▽
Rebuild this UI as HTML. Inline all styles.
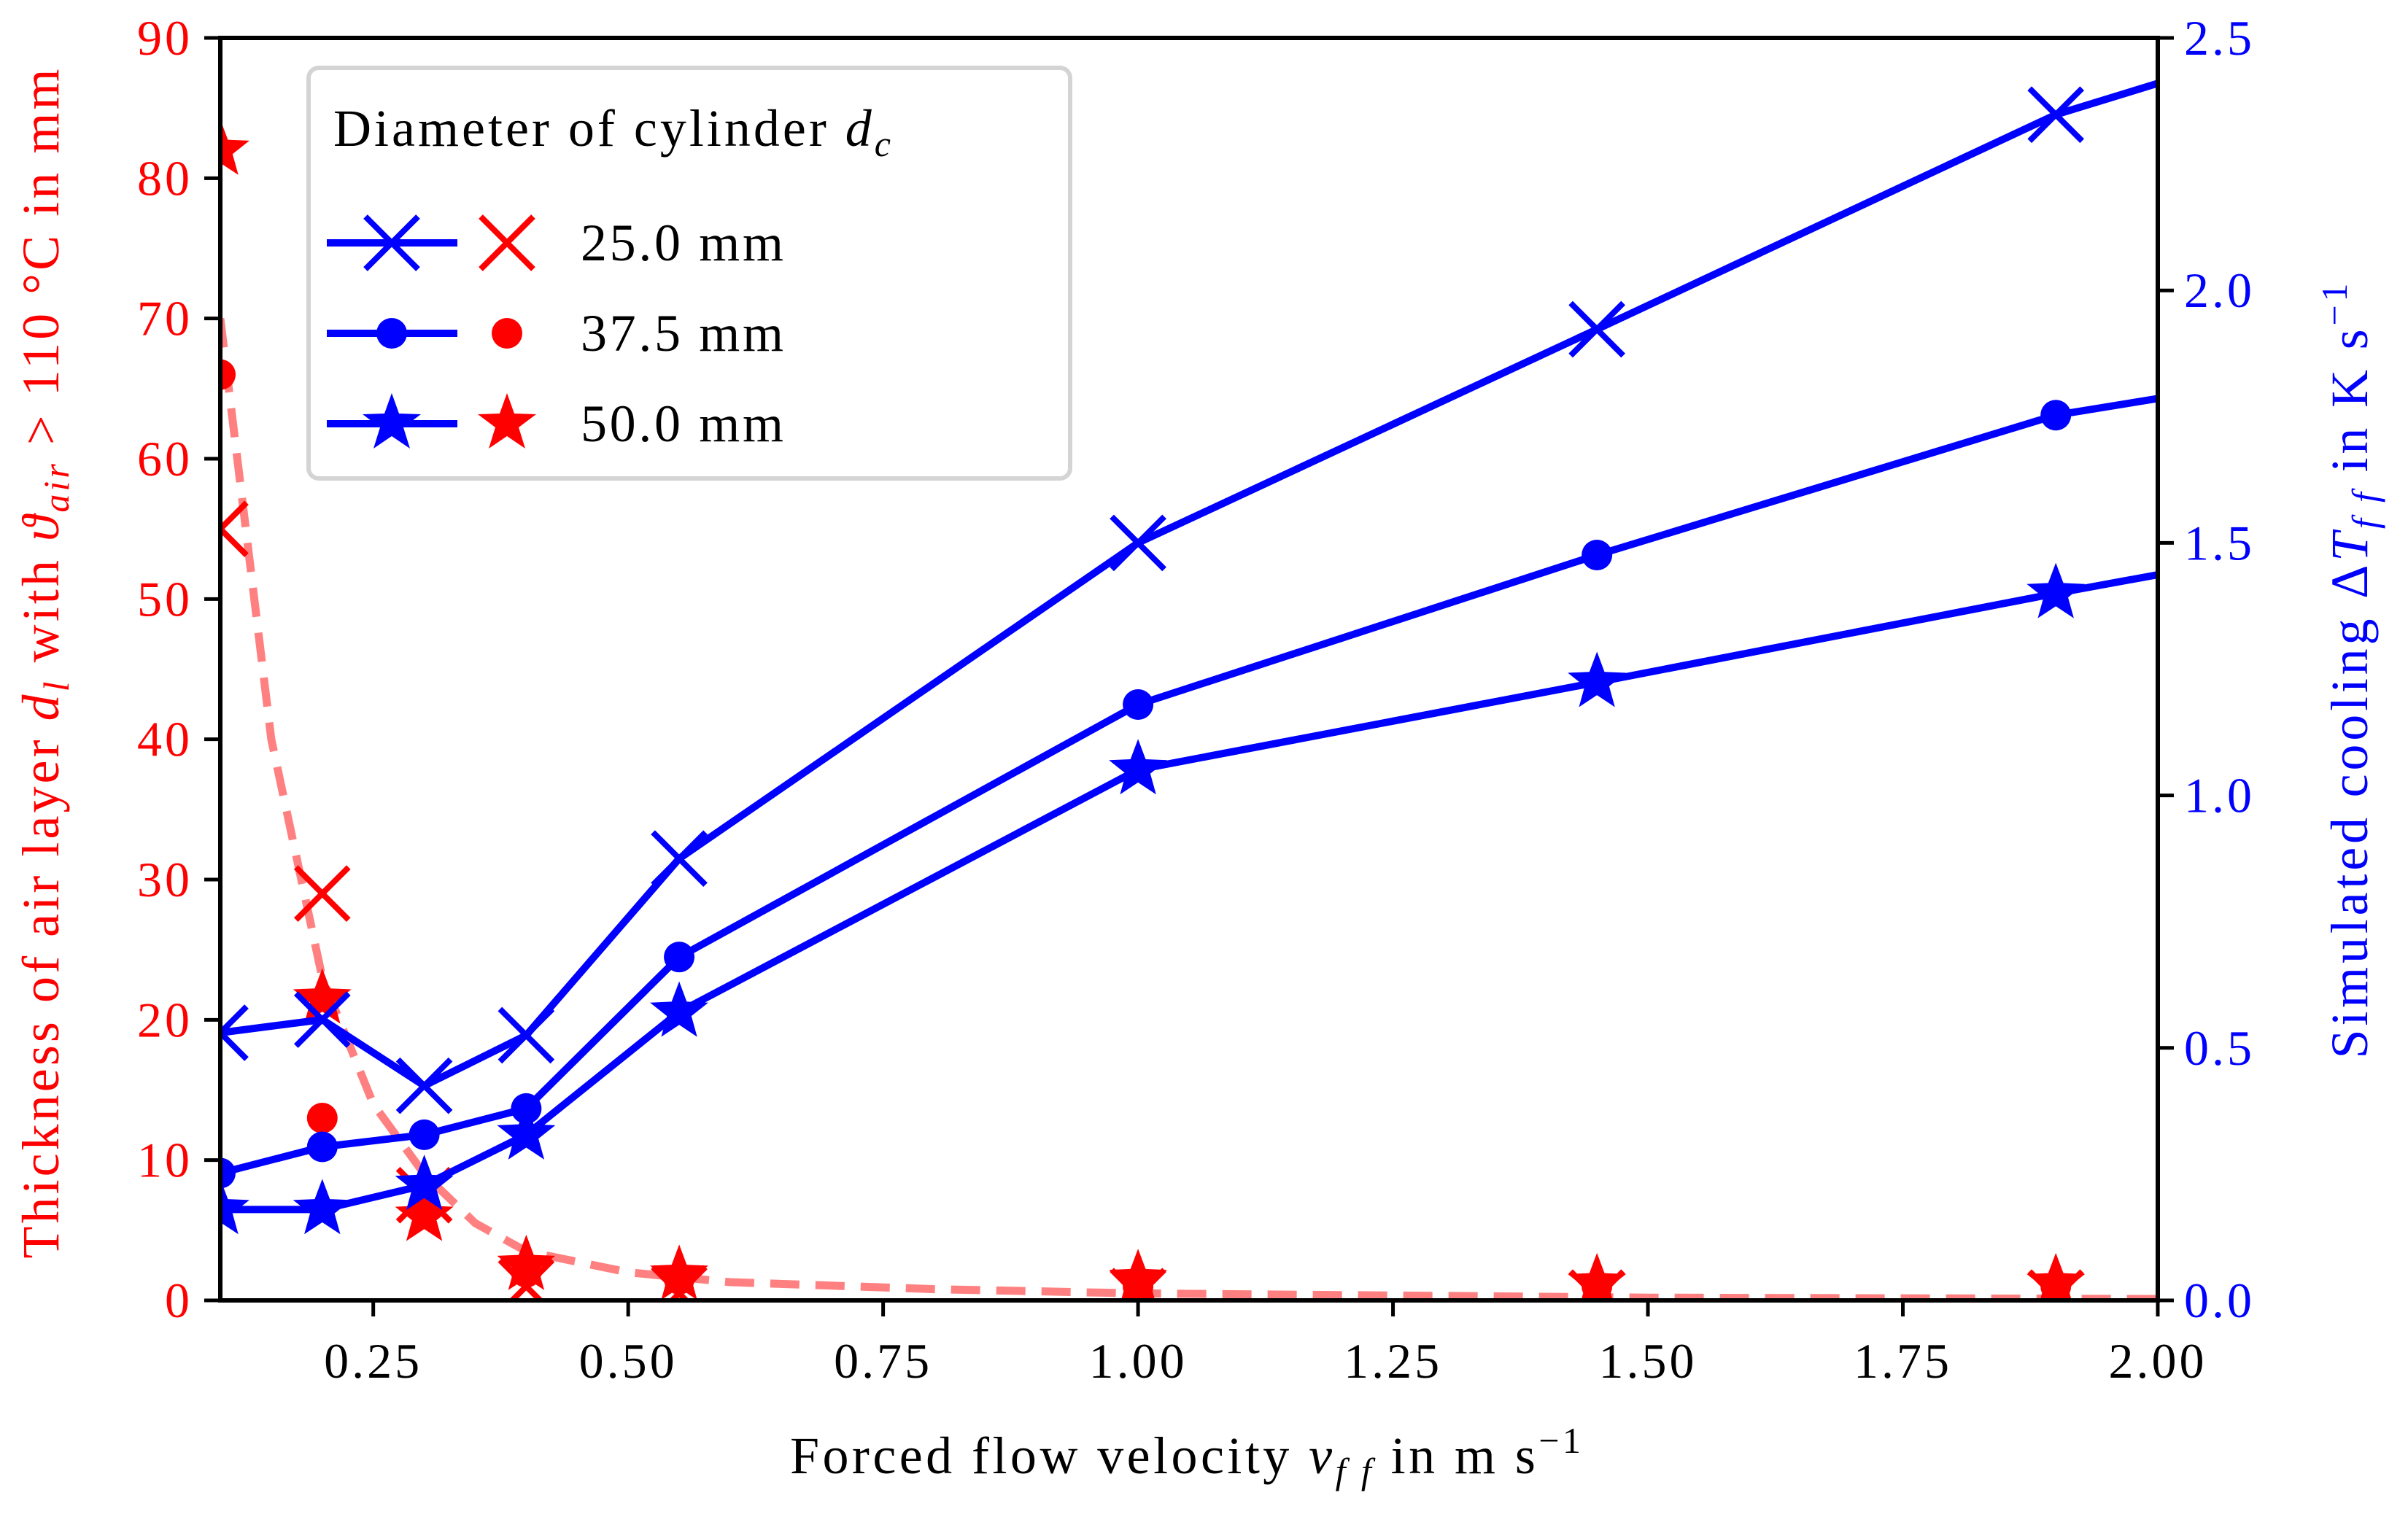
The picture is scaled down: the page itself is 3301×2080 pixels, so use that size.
<!DOCTYPE html>
<html><head><meta charset="utf-8"><style>
html,body{margin:0;padding:0;background:#fff}
svg{display:block}
text{font-family:"Liberation Serif",serif}
</style></head><body>
<svg id="chart" width="3301" height="2080" viewBox="0 0 3301 2080" xmlns="http://www.w3.org/2000/svg"></svg>
<script>
const xVals=[0.1,0.2,0.3,0.4,0.55,1.0,1.45,1.9];
const redCross=[55,29,7.5,1,0.5,0.3,0.2,0.2];
const redCircle=[66,13,6.5,2,1.5,1,1,1];
const redStar=[82,21.5,6,2.5,1.8,1.5,1.2,1.2];
const fitX=[0.1,0.15,0.2,0.25,0.3,0.35,0.4,0.5,0.6,0.8,1.0,1.5,2.0];
const fitY=[70,40,23,14,9,5.5,3.5,2,1.3,0.8,0.5,0.2,0.1];
const blueX=[0.1,0.2,0.3,0.4,0.55,1.0,1.45,1.9,2.0];
const blueCross=[0.53,0.556,0.425,0.525,0.875,1.50,1.923,2.348,2.41];
const blueCircle=[0.252,0.304,0.328,0.38,0.68,1.18,1.476,1.753,1.786];
const blueStar=[0.18,0.18,0.228,0.328,0.571,1.051,1.224,1.40,1.437];
const xTicks=[0.25,0.5,0.75,1.0,1.25,1.5,1.75,2.0];
const xTickLabels=["0.25","0.50","0.75","1.00","1.25","1.50","1.75","2.00"];
const yLTicks=[0,10,20,30,40,50,60,70,80,90];
const yRTicks=[0,0.5,1.0,1.5,2.0,2.5];
const yRTickLabels=["0.0","0.5","1.0","1.5","2.0","2.5"];

const L=302,R=2958,T=52,B=1783;
const sx=v=>L+(v-0.1)/(2.0-0.1)*(R-L);
const syL=v=>B-v/90*(B-T);
const syR=v=>B-v/2.5*(B-T);
const svg=document.getElementById('chart');
const NS='http://www.w3.org/2000/svg';
function el(tag,attrs,parent){const e=document.createElementNS(NS,tag);for(const k in attrs)e.setAttribute(k,attrs[k]);(parent||svg).appendChild(e);return e;}

const defs=el('defs',{});
const cp=el('clipPath',{id:'clip'},defs);
el('rect',{x:L,y:T,width:R-L,height:B-T},cp);
const plot=el('g',{'clip-path':'url(#clip)'});



function starPts(cx,cy,r){let p=[];for(let i=0;i<10;i++){const a=-Math.PI/2+i*Math.PI/5;const rr=i%2?r*0.42:r;p.push((cx+rr*Math.cos(a)).toFixed(1)+','+(cy+rr*Math.sin(a)).toFixed(1));}return p.join(' ');}
function marker(g,type,cx,cy,color,name){
  let m;
  if(type==='x'){const s=36;m=el('path',{d:`M${cx-s},${cy-s}L${cx+s},${cy+s}M${cx-s},${cy+s}L${cx+s},${cy-s}`,stroke:color,'stroke-width':8,fill:'none'},g);}
  else if(type==='o'){m=el('circle',{cx:cx,cy:cy,r:21,fill:color},g);}
  else {m=el('polygon',{points:starPts(cx,cy,42),fill:color},g);}
  
  
  return m;
}

const fitD=fitX.map((x,i)=>(i?'L':'M')+sx(x).toFixed(1)+','+syL(fitY[i]).toFixed(1)).join('');
const fit=el('path',{d:fitD,fill:'none',stroke:'#ff8080','stroke-width':11,'stroke-dasharray':'40,22'},plot);



[['x',redCross,'red-cross'],['o',redCircle,'red-circle'],['s',redStar,'red-star']].forEach(([t,arr,n])=>{
  const g=el('g',{},plot);
  
  
  arr.forEach((v,i)=>marker(g,t,sx(xVals[i]),syL(v),'#ff0000',n+'-point'));
});

[['x',blueCross,'blue-cross'],['o',blueCircle,'blue-circle'],['s',blueStar,'blue-star']].forEach(([t,arr,n])=>{
  const g=el('g',{},plot);
  
  
  const d=arr.map((v,i)=>(i?'L':'M')+sx(blueX[i]).toFixed(1)+','+syR(v).toFixed(1)).join('');
  const ln=el('path',{d:d,fill:'none',stroke:'#0000ff','stroke-width':10,'stroke-linejoin':'round'},g);
  
  
  arr.forEach((v,i)=>{if(i<8)marker(g,t,sx(blueX[i]),syR(v),'#0000ff',n+'-point');});
});

const ax=el('g',{});


el('rect',{x:L,y:T,width:R-L,height:B-T,fill:'none',stroke:'#000','stroke-width':6},ax);
xTicks.forEach((v,i)=>{
  const x=sx(v);
  el('line',{x1:x,y1:B,x2:x,y2:B+22,stroke:'#000','stroke-width':5},ax);
  const t=el('text',{x:x,y:B+106,'font-size':68,'letter-spacing':4,'text-anchor':'middle',fill:'#000'},ax);
  t.textContent=xTickLabels[i];
  
  
});
yLTicks.forEach(v=>{
  const y=syL(v);
  el('line',{x1:L,y1:y,x2:L-22,y2:y,stroke:'#000','stroke-width':5},ax);
  const t=el('text',{x:L-38,y:y+23,'font-size':68,'letter-spacing':4,'text-anchor':'end',fill:'#ff0000'},ax);
  t.textContent=v;
  
  
});
yRTicks.forEach((v,i)=>{
  const y=syR(v);
  el('line',{x1:R,y1:y,x2:R+22,y2:y,stroke:'#000','stroke-width':5},ax);
  const t=el('text',{x:R+36,y:y+23,'font-size':68,'letter-spacing':4,'text-anchor':'start',fill:'#0000ff'},ax);
  t.textContent=yRTickLabels[i];
  
  
});
</script>
<svg width="3301" height="2080" style="position:absolute;left:0;top:0" xmlns="http://www.w3.org/2000/svg">
<text x="1625" y="2020" font-size="72" text-anchor="middle" textLength="1084" lengthAdjust="spacing" font-family="Liberation Serif, serif">Forced flow velocity <tspan font-style="italic">v</tspan><tspan font-style="italic" font-size="50" dy="14">f f</tspan><tspan dy="-14"> in m s</tspan><tspan font-size="50" dy="-28">−1</tspan></text>
<text transform="translate(80,910) rotate(-90)" font-size="72" text-anchor="middle" textLength="1631" lengthAdjust="spacing" fill="#ff0000" font-family="Liberation Serif, serif">Thickness of air layer <tspan font-style="italic">d</tspan><tspan font-style="italic" font-size="50" dy="14">l</tspan><tspan dy="-14"> with </tspan><tspan font-style="italic">ϑ</tspan><tspan font-style="italic" font-size="50" dy="14">air</tspan><tspan dy="-14"> &gt; 110 °C in mm</tspan></text>
<text transform="translate(3245,920) rotate(-90)" font-size="72" text-anchor="middle" textLength="1063" lengthAdjust="spacing" fill="#0000ff" font-family="Liberation Serif, serif">Simulated cooling Δ<tspan font-style="italic">T</tspan><tspan font-style="italic" font-size="50" dy="14">f f</tspan><tspan dy="-14"> in K s</tspan><tspan font-size="50" dy="-28">−1</tspan></text>
<g>
<rect x="423" y="93" width="1044" height="563" rx="14" fill="#fff" fill-opacity="0.8" stroke="#d4d4d4" stroke-width="6"/>
<text x="457" y="200" font-size="72" textLength="764" lengthAdjust="spacing" font-family="Liberation Serif, serif">Diameter of cylinder <tspan font-style="italic">d</tspan><tspan font-style="italic" font-size="50" dy="14">c</tspan></text>
<g>
<line x1="448" y1="333" x2="627" y2="333" stroke="#0000ff" stroke-width="10"/>
<path d="M501,297L573,369M501,369L573,297" stroke="#0000ff" stroke-width="8"/>
<path d="M659,297L731,369M659,369L731,297" stroke="#ff0000" stroke-width="8"/>
<text x="796" y="357" font-size="72" textLength="278" lengthAdjust="spacing" font-family="Liberation Serif, serif">25.0 mm</text>
</g>
<g>
<line x1="448" y1="457" x2="627" y2="457" stroke="#0000ff" stroke-width="10"/>
<circle cx="537" cy="457" r="21" fill="#0000ff"/>
<circle cx="695" cy="457" r="21" fill="#ff0000"/>
<text x="796" y="481" font-size="72" textLength="278" lengthAdjust="spacing" font-family="Liberation Serif, serif">37.5 mm</text>
</g>
<g>
<line x1="448" y1="581" x2="627" y2="581" stroke="#0000ff" stroke-width="10"/>
<polygon points="537,539 547,567 577,568 553,586 562,615 537,598 512,615 521,586 497,568 527,567" fill="#0000ff"/>
<polygon points="695,539 705,567 735,568 711,586 720,615 695,598 670,615 679,586 655,568 685,567" fill="#ff0000"/>
<text x="796" y="605" font-size="72" textLength="278" lengthAdjust="spacing" font-family="Liberation Serif, serif">50.0 mm</text>
</g>
</g>
</svg>
</body></html>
△
» **GIVEN EXERCISE**: What is wanted is an exact copy of the lines from the line containing "The picture is" to the line containing "e=document.createElementNS(NS,tag);for(const k in", both lines included, and of no other line.

» **ANSWER TO THE EXERCISE**:
The picture is scaled down: the page itself is 3301×2080 pixels, so use that size.
<!DOCTYPE html>
<html><head><meta charset="utf-8"><style>
html,body{margin:0;padding:0;background:#fff}
svg{display:block}
text{font-family:"Liberation Serif",serif}
</style></head><body>
<svg id="chart" width="3301" height="2080" viewBox="0 0 3301 2080" xmlns="http://www.w3.org/2000/svg"></svg>
<script>
const xVals=[0.1,0.2,0.3,0.4,0.55,1.0,1.45,1.9];
const redCross=[55,29,7.5,1,0.5,0.3,0.2,0.2];
const redCircle=[66,13,6.5,2,1.5,1,1,1];
const redStar=[82,21.5,6,2.5,1.8,1.5,1.2,1.2];
const fitX=[0.1,0.15,0.2,0.25,0.3,0.35,0.4,0.5,0.6,0.8,1.0,1.5,2.0];
const fitY=[70,40,23,14,9,5.5,3.5,2,1.3,0.8,0.5,0.2,0.1];
const blueX=[0.1,0.2,0.3,0.4,0.55,1.0,1.45,1.9,2.0];
const blueCross=[0.53,0.556,0.425,0.525,0.875,1.50,1.923,2.348,2.41];
const blueCircle=[0.252,0.304,0.328,0.38,0.68,1.18,1.476,1.753,1.786];
const blueStar=[0.18,0.18,0.228,0.328,0.571,1.051,1.224,1.40,1.437];
const xTicks=[0.25,0.5,0.75,1.0,1.25,1.5,1.75,2.0];
const xTickLabels=["0.25","0.50","0.75","1.00","1.25","1.50","1.75","2.00"];
const yLTicks=[0,10,20,30,40,50,60,70,80,90];
const yRTicks=[0,0.5,1.0,1.5,2.0,2.5];
const yRTickLabels=["0.0","0.5","1.0","1.5","2.0","2.5"];

const L=302,R=2958,T=52,B=1783;
const sx=v=>L+(v-0.1)/(2.0-0.1)*(R-L);
const syL=v=>B-v/90*(B-T);
const syR=v=>B-v/2.5*(B-T);
const svg=document.getElementById('chart');
const NS='http://www.w3.org/2000/svg';
function el(tag,attrs,parent){const e=document.createElementNS(NS,tag);for(const k in attrs)e.setAttribute(k,attrs[k]);(parent||svg).appendChild(e);return e;}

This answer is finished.